DIRECTIVE — Set down the material below word for word, excluding the pictures.

[start of DATA LINES]

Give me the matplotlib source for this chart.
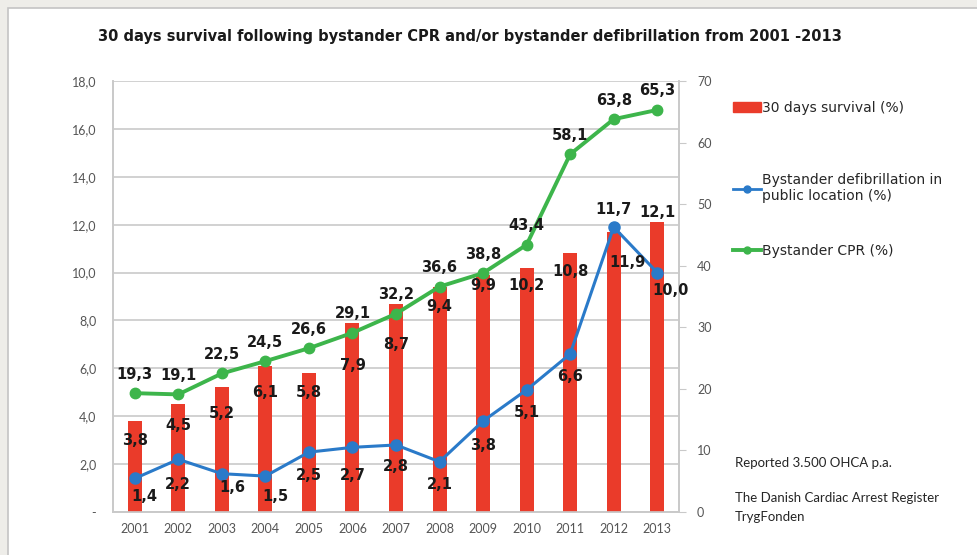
import numpy as np
import matplotlib
matplotlib.use("Agg")
import matplotlib.pyplot as plt
from matplotlib.patches import Rectangle
from matplotlib.lines import Line2D
from matplotlib.patches import Patch

years = ['2001', '2002', '2003', '2004', '2005', '2006', '2007',
         '2008', '2009', '2010', '2011', '2012', '2013']
survival = [3.8, 4.5, 5.2, 6.1, 5.8, 7.9, 8.7, 9.4, 9.9, 10.2, 10.8, 11.7, 12.1]
defib = [1.4, 2.2, 1.6, 1.5, 2.5, 2.7, 2.8, 2.1, 3.8, 5.1, 6.6, 11.9, 10.0]
cpr = [19.3, 19.1, 22.5, 24.5, 26.6, 29.1, 32.2, 36.6, 38.8, 43.4, 58.1, 63.8, 65.3]

# label offsets in pixels (dx, dy), dy positive = downwards
bar_off = [(0, 19), (0, 21), (0, 26), (0, 27), (0, 19), (0, 43), (0, 41),
           (0, 20), (0, 11), (0, 18), (0, 18), (0, -22), (0, -10)]
defib_off = [(10, 18), (0, 25), (10, 14), (10, 20), (0, 23), (0, 28), (0, 22),
             (0, 23), (0, 24), (0, 23), (0, 23), (14, 35), (13, 18)]
cpr_off = [(0, -19)] * 13

red = '#ea3b2a'
blue = '#2a7ac9'
green = '#3db54b'
grid = '#c9c9c9'
tickc = '#555555'

fmt = lambda v: ('%.1f' % v).replace('.', ',')

fig = plt.figure(figsize=(9.77, 5.55), dpi=100)
fig.patch.set_facecolor('#eeede9')
fig.patches.append(Rectangle((8/977, -0.1), 1.1, 1 - 8/555 + 0.1, transform=fig.transFigure,
                             facecolor='white', edgecolor='#c4c4c4', lw=1.2, zorder=-5))

ax = fig.add_axes([113/977, 1 - 512/555, (679 - 113)/977, (512 - 81)/555])
ax2 = ax.twinx()
ax.set_zorder(ax2.get_zorder() + 1)
ax.patch.set_visible(False)
ax2.patch.set_visible(False)

# green series belongs to the right axis (0-70); drawn on ax in scaled units so it sits above the bars
scale = 18 / 70
x = np.arange(len(years))
ax.bar(x, survival, width=0.32, color=red, zorder=2)
ax.plot(x, defib, color=blue, lw=2.2, marker='o', ms=8, zorder=3)
ax.plot(x, np.array(cpr) * scale, color=green, lw=2.8, marker='o', ms=7.5, zorder=3)

ax.set_xlim(-0.5, len(years) - 0.5)
ax.set_ylim(0, 18)
ax2.set_ylim(0, 70)
ax.set_yticks(np.arange(0, 18.1, 2))
ax.set_yticklabels(['-' if v == 0 else fmt(v) for v in np.arange(0, 18.1, 2)])
ax2.set_yticks(np.arange(0, 71, 10))
ax.set_xticks(x)
ax.set_xticklabels(years)
ax.yaxis.grid(True, color=grid, lw=1.2, zorder=0)
ax.set_axisbelow(True)

for a in (ax, ax2):
    for s in a.spines.values():
        s.set_color(grid)
        s.set_linewidth(1.2)
    a.spines['top'].set_visible(False)
ax.tick_params(axis='both', length=0, colors=tickc, labelsize=9)
ax.tick_params(axis='y', pad=12)
ax.tick_params(axis='x', pad=8)
ax2.tick_params(axis='y', length=5, color=grid, labelcolor=tickc, labelsize=9, pad=8)
for lab in ax.get_xticklabels() + ax.get_yticklabels() + ax2.get_yticklabels():
    lab.set_family('Lato')
    lab.set_color(tickc)

lbl = dict(ha='center', va='center', fontsize=10.5, fontweight='bold',
           color='#1a1a1a', textcoords='offset pixels', zorder=5)
for i in range(len(years)):
    dx, dy = bar_off[i]
    ax.annotate(fmt(survival[i]), (x[i], survival[i]), xytext=(dx, -dy), **lbl)
    dx, dy = defib_off[i]
    ax.annotate(fmt(defib[i]), (x[i], defib[i]), xytext=(dx, -dy), **lbl)
    dx, dy = cpr_off[i]
    ax.annotate(fmt(cpr[i]), (x[i], cpr[i] * scale), xytext=(dx, -dy), **lbl)

fig.text(470/977, 1 - 36/555,
         '30 days survival following bystander CPR and/or bystander defibrillation from 2001 -2013',
         ha='center', va='center', fontsize=10.5, fontweight='bold', color='#1a1a1a')

handles = [Patch(color=red), Line2D([], [], color=blue, lw=2, marker='o', ms=5),
           Line2D([], [], color=green, lw=2.8, marker='o', ms=5)]
labels = ['30 days survival (%)', 'Bystander defibrillation in\npublic location (%)',
          'Bystander CPR (%)']
leg_y = [108, 188, 251]
for h, l, yy in zip(handles, labels, leg_y):
    leg = fig.legend([h], [l], loc='center left', bbox_to_anchor=(733/977, 1 - yy/555),
                     frameon=False, fontsize=10, handlelength=2.0, handletextpad=0.1,
                     borderaxespad=0, borderpad=0)
    for t in leg.get_texts():
        t.set_color('#262626')
        t.set_linespacing(1.15)

small = dict(fontsize=9.5, family='Lato', color='#262626', va='center', ha='left')
fig.text(735/977, 1 - 463/555, 'Reported 3.500 OHCA p.a.', **small)
fig.text(735/977, 1 - 498/555, 'The Danish Cardiac Arrest Register', **small)
fig.text(735/977, 1 - 517/555, 'TrygFonden', **small)

fig.savefig('out.png', dpi=100, facecolor=fig.get_facecolor())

[end of DATA LINES]

CORRECT RESPONSE —
Give me the matplotlib source for this chart.
import numpy as np
import matplotlib
matplotlib.use("Agg")
import matplotlib.pyplot as plt
from matplotlib.patches import Rectangle
from matplotlib.lines import Line2D
from matplotlib.patches import Patch

years = ['2001', '2002', '2003', '2004', '2005', '2006', '2007',
         '2008', '2009', '2010', '2011', '2012', '2013']
survival = [3.8, 4.5, 5.2, 6.1, 5.8, 7.9, 8.7, 9.4, 9.9, 10.2, 10.8, 11.7, 12.1]
defib = [1.4, 2.2, 1.6, 1.5, 2.5, 2.7, 2.8, 2.1, 3.8, 5.1, 6.6, 11.9, 10.0]
cpr = [19.3, 19.1, 22.5, 24.5, 26.6, 29.1, 32.2, 36.6, 38.8, 43.4, 58.1, 63.8, 65.3]

# label offsets in pixels (dx, dy), dy positive = downwards
bar_off = [(0, 19), (0, 21), (0, 26), (0, 27), (0, 19), (0, 43), (0, 41),
           (0, 20), (0, 11), (0, 18), (0, 18), (0, -22), (0, -10)]
defib_off = [(10, 18), (0, 25), (10, 14), (10, 20), (0, 23), (0, 28), (0, 22),
             (0, 23), (0, 24), (0, 23), (0, 23), (14, 35), (13, 18)]
cpr_off = [(0, -19)] * 13

red = '#ea3b2a'
blue = '#2a7ac9'
green = '#3db54b'
grid = '#c9c9c9'
tickc = '#555555'

fmt = lambda v: ('%.1f' % v).replace('.', ',')

fig = plt.figure(figsize=(9.77, 5.55), dpi=100)
fig.patch.set_facecolor('#eeede9')
fig.patches.append(Rectangle((8/977, -0.1), 1.1, 1 - 8/555 + 0.1, transform=fig.transFigure,
                             facecolor='white', edgecolor='#c4c4c4', lw=1.2, zorder=-5))

ax = fig.add_axes([113/977, 1 - 512/555, (679 - 113)/977, (512 - 81)/555])
ax2 = ax.twinx()
ax.set_zorder(ax2.get_zorder() + 1)
ax.patch.set_visible(False)
ax2.patch.set_visible(False)

# green series belongs to the right axis (0-70); drawn on ax in scaled units so it sits above the bars
scale = 18 / 70
x = np.arange(len(years))
ax.bar(x, survival, width=0.32, color=red, zorder=2)
ax.plot(x, defib, color=blue, lw=2.2, marker='o', ms=8, zorder=3)
ax.plot(x, np.array(cpr) * scale, color=green, lw=2.8, marker='o', ms=7.5, zorder=3)

ax.set_xlim(-0.5, len(years) - 0.5)
ax.set_ylim(0, 18)
ax2.set_ylim(0, 70)
ax.set_yticks(np.arange(0, 18.1, 2))
ax.set_yticklabels(['-' if v == 0 else fmt(v) for v in np.arange(0, 18.1, 2)])
ax2.set_yticks(np.arange(0, 71, 10))
ax.set_xticks(x)
ax.set_xticklabels(years)
ax.yaxis.grid(True, color=grid, lw=1.2, zorder=0)
ax.set_axisbelow(True)

for a in (ax, ax2):
    for s in a.spines.values():
        s.set_color(grid)
        s.set_linewidth(1.2)
    a.spines['top'].set_visible(False)
ax.tick_params(axis='both', length=0, colors=tickc, labelsize=9)
ax.tick_params(axis='y', pad=12)
ax.tick_params(axis='x', pad=8)
ax2.tick_params(axis='y', length=5, color=grid, labelcolor=tickc, labelsize=9, pad=8)
for lab in ax.get_xticklabels() + ax.get_yticklabels() + ax2.get_yticklabels():
    lab.set_family('Lato')
    lab.set_color(tickc)

lbl = dict(ha='center', va='center', fontsize=10.5, fontweight='bold',
           color='#1a1a1a', textcoords='offset pixels', zorder=5)
for i in range(len(years)):
    dx, dy = bar_off[i]
    ax.annotate(fmt(survival[i]), (x[i], survival[i]), xytext=(dx, -dy), **lbl)
    dx, dy = defib_off[i]
    ax.annotate(fmt(defib[i]), (x[i], defib[i]), xytext=(dx, -dy), **lbl)
    dx, dy = cpr_off[i]
    ax.annotate(fmt(cpr[i]), (x[i], cpr[i] * scale), xytext=(dx, -dy), **lbl)

fig.text(470/977, 1 - 36/555,
         '30 days survival following bystander CPR and/or bystander defibrillation from 2001 -2013',
         ha='center', va='center', fontsize=10.5, fontweight='bold', color='#1a1a1a')

handles = [Patch(color=red), Line2D([], [], color=blue, lw=2, marker='o', ms=5),
           Line2D([], [], color=green, lw=2.8, marker='o', ms=5)]
labels = ['30 days survival (%)', 'Bystander defibrillation in\npublic location (%)',
          'Bystander CPR (%)']
leg_y = [108, 188, 251]
for h, l, yy in zip(handles, labels, leg_y):
    leg = fig.legend([h], [l], loc='center left', bbox_to_anchor=(733/977, 1 - yy/555),
                     frameon=False, fontsize=10, handlelength=2.0, handletextpad=0.1,
                     borderaxespad=0, borderpad=0)
    for t in leg.get_texts():
        t.set_color('#262626')
        t.set_linespacing(1.15)

small = dict(fontsize=9.5, family='Lato', color='#262626', va='center', ha='left')
fig.text(735/977, 1 - 463/555, 'Reported 3.500 OHCA p.a.', **small)
fig.text(735/977, 1 - 498/555, 'The Danish Cardiac Arrest Register', **small)
fig.text(735/977, 1 - 517/555, 'TrygFonden', **small)

fig.savefig('out.png', dpi=100, facecolor=fig.get_facecolor())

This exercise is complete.